Voici le récit indigné de Ní Aoláin - écrit à la troisième personne ; elle se présente comme "la RS" - sur la façon dont l'Amérique a transporté les prisonniers dont la libération a été autorisée ces dernières années vers leurs nouveaux pays d'origine :
“La Représentante spéciale est profondément préoccupée de constater que des hommes dont le transfert a été autorisé, contre lesquels aucun crime n'a été retenu et qui ont fait l'objet d'une habilitation de sécurité, continuent d'être enchaînés, d'avoir les yeux bandés, et de se voir couvrir les organes sensoriels au cours de longs transferts aériens. La RS a été informée que pendant le transfert du centre de détention à l'avion, les bras et jambes du détenu sont entravées pour assurer la sécurité du personnel du gouvernement américain, et du détenu. Une fois qu'un détenu est transféré sous la garde de l'équipe des transports de détenus du Commandement de la mobilité aérienne de l'armée de l'air américaine, l'équipe détermine les moyens de contention nécessaires à des fins de sécurité. La RS estime que ces contraintes et ces déplacements sont traumatisants voire rétro traumatisants, et qu'ils constituent un traitement inhumain et dégradant. Elle craint en outre que les agents chargés des déplacements des détenus ne soient pas correctement formés à traiter les hommes dans le plein respect de leurs droits fondamentaux. Elle souligne l'importance de la sécurité liée à la libération d'un détenu dans le cadre même de son transfert. Elle estime que les modalités actuelles de transfert représentent un traitement inhumain et dégradant au regard du droit international et qu'elles sont injustifiées en raison du statut des détenus libérés à la suite d'une détention arbitraire de longue durée, dont beaucoup ont été détenus pendant plus de vingt ans. Bien qu'elle ait été informée que tous les transferts de détenus sont encadrés par une équipe médicale, que les détenus sont libres d'utiliser les toilettes à bord et de manger des repas préparés sans risque pour la sécurité, elle exprime sa vive inquiétude quant au fait que plusieurs anciens détenus avec lesquels elle s'est entretenue n'ont pas bénéficié de ces libertés durant les vols, ouvrant ainsi la voie à d'autres violations des droits de l'homme.

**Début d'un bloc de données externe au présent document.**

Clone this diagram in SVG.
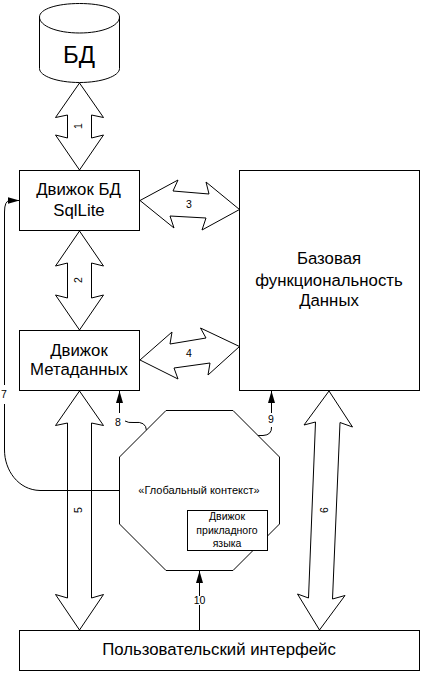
<svg xmlns="http://www.w3.org/2000/svg" width="425" height="677" viewBox="0 0 425 677">
<defs>
<style>
.s{fill:#fff;stroke:#000;stroke-width:1}
.l{fill:none;stroke:#000;stroke-width:1}
text{font-family:"Liberation Sans",Arial,sans-serif;fill:#000;text-anchor:middle}
.t16{font-size:16.800px}
.t10{font-size:10.500px}
.t9{font-size:11px}
</style>
<marker id="ah" markerUnits="userSpaceOnUse" markerWidth="12" markerHeight="8" refX="12" refY="4" orient="auto"><path d="M0 0.500L12 4L0 7.500Z" fill="#000"/></marker>
</defs>
<rect width="425" height="677" fill="#fff"/>
<g id="connectors">
<path class="s" d="M79.500 83L103.500 117.500L91.500 115V138L103.500 135L79.500 170L55.500 135L67.500 138V115L55.500 117.500Z"/>
<path class="s" d="M79.500 231L103.500 266L91.500 263V298L103.500 295L79.500 330L55.500 295L67.500 298V263L55.500 266Z"/>
<path class="s" d="M79.500 391L103.500 425.500L91.500 423V598L103.500 594.500L79.500 630L55.500 594.500L67.500 598V423L55.500 425.500Z"/>
<path class="s" d="M140 200.500L178 180L173 191L209 194L206 182L239.500 209.500L202 230L206 218L170 216L174 228Z"/>
<path class="s" d="M140 360L172 332L170 344L206 338L200.500 328L239.500 346.500L208 375L210 363L174 368L178 379Z"/>
<path class="s" d="M329 391L352.500 427L340 422.500L332.500 599L345 595.500L319.500 630L297.500 594L308.500 598L315.500 422L304 425Z"/>
<path class="l" d="M119.500 490.500H40C18 490 4.500 470 4.500 450V404M4.500 385V212Q4.500 200.500 10 200.500H19.500" marker-end="url(#ah)"/>
<path class="l" d="M119.500 413V391" marker-end="url(#ah)"/>
<path class="l" d="M125 421Q128 423 134 422.500Q146 421 146.500 430.500"/>
<path class="l" d="M271.500 413V391" marker-end="url(#ah)"/>
<path class="l" d="M271.500 427Q272 435 263 435.500H257"/>
<path class="l" d="M199.500 596V571" marker-end="url(#ah)"/>
<path class="l" d="M199.500 605V630"/>
</g>
<g id="db">
<path class="s" d="M39.500 17C39.500 9 57 3.500 79.500 3.500S119.500 9 119.500 17V68.500C119.500 76 102 82.500 79.500 82.500S39.500 76 39.500 68.500Z"/>
<path class="l" d="M39.500 17C39.500 26 57 33 79.500 33S119.500 26 119.500 17"/>
<text x="79" y="63" font-size="24">БД</text>
</g>
<g id="sqlite"><rect class="s" x="19.500" y="170.500" width="120" height="60"/>
<text class="t16" x="78.500" y="195">Движок БД</text><text class="t16" x="79" y="216">SqlLite</text></g>
<g id="meta"><rect class="s" x="19.500" y="330.500" width="120" height="60"/>
<text class="t16" x="79" y="356">Движок</text><text class="t16" x="79" y="375">Метаданных</text></g>
<g id="base"><rect class="s" x="239.500" y="170.500" width="180" height="220"/>
<text class="t16" x="329" y="264">Базовая</text><text class="t16" x="329" y="286">функциональность</text><text class="t16" x="329" y="306">Данных</text></g>
<g id="ui"><rect class="s" x="19.500" y="630.500" width="400" height="40"/>
<text class="t16" x="219" y="655">Пользовательский интерфейс</text></g>
<g id="global"><path class="s" d="M166 410.500H233L279.500 457V524L233 570.500H166L119.500 524V457Z"/>
<text class="t9" x="199" y="493.500">«Глобальный контекст»</text></g>
<g id="lang"><rect class="s" x="187.500" y="510.500" width="80" height="40"/>
<text class="t10" x="227" y="520">Движок</text><text class="t10" x="227" y="534">прикладного</text><text class="t10" x="227" y="547">языка</text></g>
<g id="labels">
<text class="t10" transform="translate(82,126) rotate(-90)">1</text>
<text class="t10" transform="translate(82,280) rotate(-90)">2</text>
<text class="t10" x="189" y="207.500">3</text>
<text class="t10" x="189" y="357">4</text>
<text class="t10" transform="translate(82,510) rotate(-90)">5</text>
<text class="t10" transform="translate(328,510) rotate(-90)">6</text>
<text class="t10" x="4" y="398">7</text>
<text class="t10" x="118" y="426">8</text>
<text class="t10" x="271" y="423">9</text>
<text class="t10" x="199.500" y="604">10</text>
</g>
</svg>
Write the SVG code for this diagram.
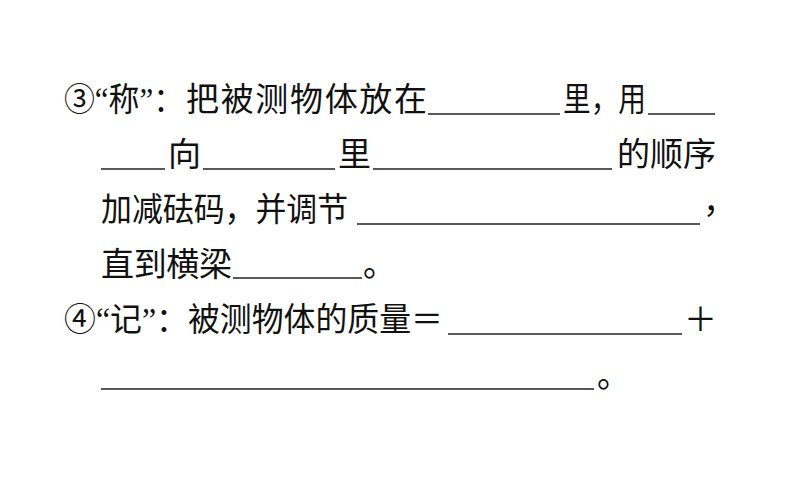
<svg xmlns="http://www.w3.org/2000/svg" width="794" height="496" viewBox="0 0 794 496">
<style>
.t{font-family:"Liberation Serif","Noto Sans CJK SC",serif;font-size:33px;fill:#111;}
.u{stroke:#222;stroke-width:1.6;fill:none;}
</style>
<rect width="794" height="496" fill="#fff"/>
<g id="item3">
<text class="t" x="64" y="111" textLength="120" lengthAdjust="spacingAndGlyphs">③“称”：</text>
<text class="t" x="186" y="111" textLength="241" lengthAdjust="spacing">把被测物体放在</text>
<line class="u" x1="428" y1="114" x2="560" y2="114"/>
<text class="t" x="563" y="111" textLength="83" lengthAdjust="spacingAndGlyphs">里，用</text>
<line class="u" x1="648" y1="114" x2="715" y2="114"/>
<line class="u" x1="101" y1="169" x2="165" y2="169"/>
<text class="t" x="168" y="166">向</text>
<line class="u" x1="203" y1="169" x2="335" y2="169"/>
<text class="t" x="338" y="166">里</text>
<line class="u" x1="373" y1="169" x2="612" y2="169"/>
<text class="t" x="617" y="166" textLength="99" lengthAdjust="spacing">的顺序</text>
<text class="t" x="101" y="221" textLength="247" lengthAdjust="spacingAndGlyphs">加减砝码，并调节</text>
<line class="u" x1="357" y1="224" x2="700" y2="224"/>
<text class="t" x="703" y="213">，</text>
<text class="t" x="101" y="276" textLength="131" lengthAdjust="spacing">直到横梁</text>
<line class="u" x1="233" y1="278" x2="362" y2="278"/>
<text class="t" x="363" y="276">。</text>
</g>
<g id="item4">
<text class="t" x="64" y="331" textLength="379" lengthAdjust="spacingAndGlyphs">④“记”：被测物体的质量＝</text>
<line class="u" x1="448" y1="334" x2="682" y2="334"/>
<text class="t" x="684" y="331">＋</text>
<line class="u" x1="101" y1="389" x2="594" y2="389"/>
<text class="t" x="597" y="387">。</text>
</g>
</svg>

Ní Aoláin a reçu l'assurance que les prisonniers libérés auraient accès aux ambassades et consulats américains dans les pays vers lesquels ils ont été expulsés, et que les fonctionnaires américains vérifieraient leurs conditions de vie au sein de leurs nouvelles collectivités. Dans la pratique, écrit-elle, des prisonniers libérés ont été dans l'incapacité d'entrer en contact avec des diplomates américains, et elle a signalé le cas d'un ancien prisonnier “détenu au secret” par son pays d'accueil pour avoir tenté d'entrer en contact avec un diplomate américain. La situation est pire encore dans deux autres pays d'accueil, où les prisonniers rapatriés ont été assignés à résidence et, pour l'un d'entre eux, carrément torturé.
En résumé, et le rapporteur spécial des Nations unies ne l'a pas précisé, la vie de ces gens ne pourrait pas être pire que si on les déclarait non coupables et les jetait en enfer pour le restant de leurs jours.